Now let's say you have a pointer to a function that takes two int arguments and returns an int value, call it fp. To call the function, you dereference the pointer and pass the necessary arguments to the resulting function, like so:

x = (*fp)(arg1, arg2);  // C allows you to omit the * in the call, so you could
                        // also write it as simply x = fp(arg1, arg2), but we're
                        // leaving it in so the following explanation makes sense

The function call () operator has higher precedence than unary *; *fp() will be interpreted as *(fp()), which is not what we want. To dereference fp before calling the function it points to, we must explcitly group the * operator with fp.

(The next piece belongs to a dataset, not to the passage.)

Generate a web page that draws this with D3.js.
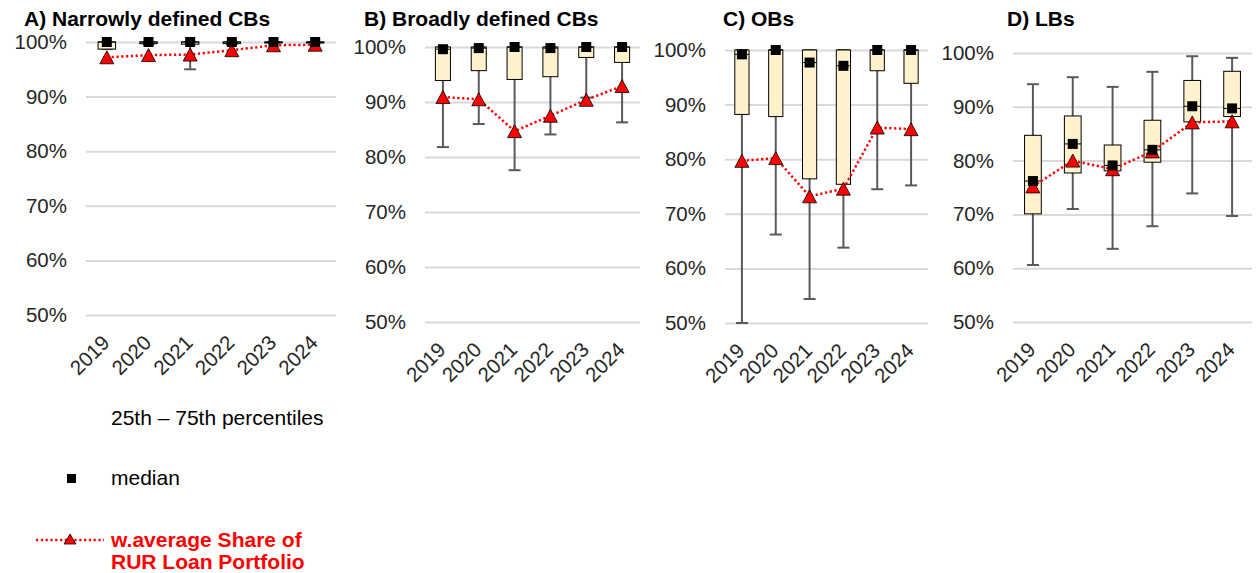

The type of the expression (*fp)(arg1, arg2) is int, so the declaration of fp becomes

int (*fp)(int arg1, int arg2);

Let's look at your second example now: foo is a function that takes a char argument and returns a pointer to a function that takes an int argument and returns void. You'd call it as something like

(*foo(c))(x);

Again, the type of the expression (*foo(c))(x) is void, so it follows that the declaration is

void (*foo(char c))(int x);

For syntactic reasons, typedef is treated as a storage class specifier like extern or static, although it has a very different meaning. It doesn't change the structure of a declaration; it just changes how that declaration is interpreted by the compiler. Adding typedef to the above, as in

typedef void (*foo(char c))(int x);

now creates the synonym foo for the type "function returning pointer to function returning void". It's no different from how simpler type definitions like

typedef int *iptr;

behave.

Answer 2

An integer is just:

int x;

A name for the above is given by:

typedef int x_type;

A pointer to an int is:

int *p;

It's type would be:

typedef int *p_type;

A function called foo taking a double``and returning anint` is:

int foo(double);

Defining the type of foo would be:

typedef int foo_type(double);

Now a pointer to the above should take an *, but () (function call) binds tighter than * (dereference), so parentesis:

typedef int (*ptr_to_foo_type)(double);

This might be better written:

typedef foo_type *ptr_to_foo_type;

as some suggest writing for clarity.

The idea is that the type description looks (somewhat) like its use. Badly mangled idea, given prefix/postfix operators, that much everybody agrees on. But it is now much too late to change.

Answer 3

1) The syntax for typedef is to take a declaration of a variable of that type and put typedef in front of it.

2) The syntax for declarations echos the syntax for actually obtaining a value of that type. See my other recent answers regarding precedence of addressing operators (including function call), such as (*twod)[3] vs *(twod)[3] C Pointers ... I'd rather not repeat it all again.